Assume that the stock price obeys

\[ \ln \frac{S_{t+1}}{S_t} = \mu + \sigma_t \xi_{t+1} \]

where

\[ \sigma_t = \exp(h_t), \quad h_{t+1} = \rho h_t + \nu \eta_{t+1} \]

Here \(\{\xi_t\}\) and \(\{\eta_t\}\) are IID and standard normal.

(This is a stochastic volatility model, where the volatility \(\sigma_t\) varies over time.)

Use the defaults μ, ρ, ν, S0, h0 = 0.0001, 0.1, 0.001, 10, 0.

(Here S0 is \(S_0\) and h0 is \(h_0\).)

By generating \(M\) paths \(s_0, \ldots, s_n\), compute the Monte Carlo estimate

\[ \hat P_M := \beta^n \mathbb E \max\{ S_n - K, 0 \} \approx \frac{1}{M} \sum_{m=1}^M \max \{S_n^m - K, 0 \} \]

of the price, applying Numba and parallelization.

Solution

With \(s_t := \ln S_t\), the price dynamics become

\[ s_{t+1} = s_t + \mu + \exp(h_t) \xi_{t+1} \]

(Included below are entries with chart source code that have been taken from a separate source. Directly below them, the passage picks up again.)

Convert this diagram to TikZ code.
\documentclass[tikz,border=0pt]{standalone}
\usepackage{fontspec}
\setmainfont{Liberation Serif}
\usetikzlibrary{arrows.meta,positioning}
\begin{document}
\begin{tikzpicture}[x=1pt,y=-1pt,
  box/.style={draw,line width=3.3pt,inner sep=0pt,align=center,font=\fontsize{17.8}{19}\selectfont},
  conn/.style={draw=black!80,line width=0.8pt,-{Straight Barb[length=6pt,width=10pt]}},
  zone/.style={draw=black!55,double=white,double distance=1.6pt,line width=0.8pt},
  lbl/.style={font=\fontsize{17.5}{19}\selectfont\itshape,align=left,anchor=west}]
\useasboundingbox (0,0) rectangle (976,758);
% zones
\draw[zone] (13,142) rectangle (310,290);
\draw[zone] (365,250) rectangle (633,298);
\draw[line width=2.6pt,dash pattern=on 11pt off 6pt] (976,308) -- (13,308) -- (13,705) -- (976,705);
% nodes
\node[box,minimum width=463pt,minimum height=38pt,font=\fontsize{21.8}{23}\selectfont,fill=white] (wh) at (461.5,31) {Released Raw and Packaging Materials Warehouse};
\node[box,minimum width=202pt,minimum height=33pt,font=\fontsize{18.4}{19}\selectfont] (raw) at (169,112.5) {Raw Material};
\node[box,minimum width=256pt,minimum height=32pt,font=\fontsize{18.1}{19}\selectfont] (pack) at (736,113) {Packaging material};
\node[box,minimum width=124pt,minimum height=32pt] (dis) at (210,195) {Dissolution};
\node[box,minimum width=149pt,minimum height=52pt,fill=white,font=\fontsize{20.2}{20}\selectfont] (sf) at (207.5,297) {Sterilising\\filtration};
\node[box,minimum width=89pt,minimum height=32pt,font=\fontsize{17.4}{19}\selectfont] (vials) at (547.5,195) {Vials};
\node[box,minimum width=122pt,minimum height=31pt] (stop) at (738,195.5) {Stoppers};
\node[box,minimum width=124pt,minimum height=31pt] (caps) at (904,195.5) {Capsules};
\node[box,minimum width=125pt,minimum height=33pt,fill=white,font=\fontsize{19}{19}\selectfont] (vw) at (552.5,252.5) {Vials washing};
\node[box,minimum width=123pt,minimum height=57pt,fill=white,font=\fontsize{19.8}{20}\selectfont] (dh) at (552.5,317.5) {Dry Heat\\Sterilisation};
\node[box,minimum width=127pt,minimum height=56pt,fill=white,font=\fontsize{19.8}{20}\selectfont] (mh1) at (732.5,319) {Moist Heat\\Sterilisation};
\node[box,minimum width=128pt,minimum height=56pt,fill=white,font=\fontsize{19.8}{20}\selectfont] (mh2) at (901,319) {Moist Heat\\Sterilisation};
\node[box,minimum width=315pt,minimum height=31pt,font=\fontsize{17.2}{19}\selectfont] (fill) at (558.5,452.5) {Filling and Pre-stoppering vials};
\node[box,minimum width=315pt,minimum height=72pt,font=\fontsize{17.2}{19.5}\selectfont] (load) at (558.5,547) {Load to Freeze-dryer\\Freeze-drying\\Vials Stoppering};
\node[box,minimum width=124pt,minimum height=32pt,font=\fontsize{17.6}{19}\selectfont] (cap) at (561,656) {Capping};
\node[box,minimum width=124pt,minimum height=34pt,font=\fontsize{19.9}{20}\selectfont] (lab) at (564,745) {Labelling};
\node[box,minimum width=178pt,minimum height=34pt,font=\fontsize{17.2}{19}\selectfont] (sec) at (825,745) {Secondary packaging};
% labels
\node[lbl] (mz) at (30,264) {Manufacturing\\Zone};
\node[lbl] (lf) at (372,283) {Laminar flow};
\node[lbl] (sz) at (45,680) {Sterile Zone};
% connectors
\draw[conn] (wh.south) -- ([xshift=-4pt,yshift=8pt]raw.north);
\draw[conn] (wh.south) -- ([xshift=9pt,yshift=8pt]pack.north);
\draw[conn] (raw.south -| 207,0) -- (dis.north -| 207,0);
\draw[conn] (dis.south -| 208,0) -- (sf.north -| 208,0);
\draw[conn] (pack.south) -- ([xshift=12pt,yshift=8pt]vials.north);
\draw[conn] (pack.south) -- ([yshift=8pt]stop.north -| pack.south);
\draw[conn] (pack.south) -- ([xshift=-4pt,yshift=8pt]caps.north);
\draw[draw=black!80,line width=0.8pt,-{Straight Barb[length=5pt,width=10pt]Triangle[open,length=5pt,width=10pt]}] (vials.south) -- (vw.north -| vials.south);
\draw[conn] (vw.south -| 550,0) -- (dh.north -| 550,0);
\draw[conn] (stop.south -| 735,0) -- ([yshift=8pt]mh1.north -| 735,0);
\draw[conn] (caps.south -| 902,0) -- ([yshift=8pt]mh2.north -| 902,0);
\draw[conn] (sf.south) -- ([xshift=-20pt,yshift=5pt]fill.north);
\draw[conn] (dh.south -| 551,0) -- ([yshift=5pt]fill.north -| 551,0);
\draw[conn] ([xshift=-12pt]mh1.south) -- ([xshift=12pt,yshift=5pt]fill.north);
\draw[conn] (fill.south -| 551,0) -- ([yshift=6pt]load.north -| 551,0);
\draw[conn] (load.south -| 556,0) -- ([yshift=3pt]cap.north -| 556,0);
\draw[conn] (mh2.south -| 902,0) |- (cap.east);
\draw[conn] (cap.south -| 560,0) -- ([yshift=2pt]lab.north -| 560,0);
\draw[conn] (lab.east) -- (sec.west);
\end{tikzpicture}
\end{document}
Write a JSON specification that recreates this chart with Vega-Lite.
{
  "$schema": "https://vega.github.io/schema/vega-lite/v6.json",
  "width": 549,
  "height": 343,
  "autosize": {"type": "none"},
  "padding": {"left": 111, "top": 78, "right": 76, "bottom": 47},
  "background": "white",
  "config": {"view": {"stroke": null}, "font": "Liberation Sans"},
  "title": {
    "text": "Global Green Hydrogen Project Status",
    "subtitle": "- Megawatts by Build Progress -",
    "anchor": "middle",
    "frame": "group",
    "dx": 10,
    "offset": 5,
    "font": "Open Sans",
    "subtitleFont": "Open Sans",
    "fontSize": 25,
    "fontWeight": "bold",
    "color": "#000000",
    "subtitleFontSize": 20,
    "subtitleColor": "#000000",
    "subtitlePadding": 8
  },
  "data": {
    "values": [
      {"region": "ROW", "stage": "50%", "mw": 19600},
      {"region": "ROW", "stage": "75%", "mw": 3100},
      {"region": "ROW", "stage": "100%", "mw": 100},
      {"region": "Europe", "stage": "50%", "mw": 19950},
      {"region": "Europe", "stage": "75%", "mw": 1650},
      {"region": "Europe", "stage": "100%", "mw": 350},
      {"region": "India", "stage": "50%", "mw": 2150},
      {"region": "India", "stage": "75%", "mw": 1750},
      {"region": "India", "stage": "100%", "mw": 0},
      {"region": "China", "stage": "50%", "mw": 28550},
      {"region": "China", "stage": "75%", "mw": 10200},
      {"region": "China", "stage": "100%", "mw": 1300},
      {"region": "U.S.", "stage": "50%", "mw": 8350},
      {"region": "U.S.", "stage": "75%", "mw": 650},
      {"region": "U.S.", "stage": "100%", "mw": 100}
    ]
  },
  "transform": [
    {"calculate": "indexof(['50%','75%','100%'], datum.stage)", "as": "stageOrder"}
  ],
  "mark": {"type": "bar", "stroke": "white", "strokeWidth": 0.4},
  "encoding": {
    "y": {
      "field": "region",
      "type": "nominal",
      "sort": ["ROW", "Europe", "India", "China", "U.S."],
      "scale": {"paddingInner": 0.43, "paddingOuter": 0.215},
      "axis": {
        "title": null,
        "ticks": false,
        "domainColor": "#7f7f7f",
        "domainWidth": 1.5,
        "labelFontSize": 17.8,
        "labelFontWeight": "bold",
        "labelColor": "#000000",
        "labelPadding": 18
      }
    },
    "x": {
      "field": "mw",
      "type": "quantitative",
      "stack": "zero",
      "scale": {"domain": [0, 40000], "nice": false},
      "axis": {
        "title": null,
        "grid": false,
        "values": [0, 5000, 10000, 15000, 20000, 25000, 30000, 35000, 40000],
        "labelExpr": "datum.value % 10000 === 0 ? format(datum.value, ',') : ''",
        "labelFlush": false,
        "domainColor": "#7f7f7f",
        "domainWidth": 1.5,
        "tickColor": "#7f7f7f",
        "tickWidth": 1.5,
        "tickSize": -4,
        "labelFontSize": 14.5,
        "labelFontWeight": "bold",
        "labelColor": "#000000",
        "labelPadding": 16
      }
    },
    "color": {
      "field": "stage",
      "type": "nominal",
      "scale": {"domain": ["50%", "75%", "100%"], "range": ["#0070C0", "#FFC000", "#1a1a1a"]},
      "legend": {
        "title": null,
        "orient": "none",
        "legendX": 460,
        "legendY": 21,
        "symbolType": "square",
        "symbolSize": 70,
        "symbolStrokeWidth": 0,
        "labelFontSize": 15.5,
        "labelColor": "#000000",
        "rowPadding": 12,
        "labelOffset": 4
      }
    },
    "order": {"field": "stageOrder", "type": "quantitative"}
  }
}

Using this fact, the solution can be written as follows.

M = 10_000_000

n, β, K = 20, 0.99, 100
μ, ρ, ν, S0, h0 = 0.0001, 0.1, 0.001, 10, 0

@jit(parallel=True)
def compute_call_price_parallel(β=β,
                                μ=μ,
                                S0=S0,
                                h0=h0,
                                K=K,
                                n=n,
                                ρ=ρ,
                                ν=ν,
                                M=M):
    current_sum = 0.0
    # For each sample path
    for m in prange(M):
        s = np.log(S0)
        h = h0
        # Simulate forward in time
        for t in range(n):
            s = s + μ + np.exp(h) * np.random.randn()
            h = ρ * h + ν * np.random.randn()
        # And add the value max{S_n - K, 0} to current_sum
        current_sum += max(np.exp(s) - K, 0)

    return β**n * current_sum / M

Try swapping between parallel=True and parallel=False and noting the run time.

If you are on a machine with many CPUs, the difference should be significant.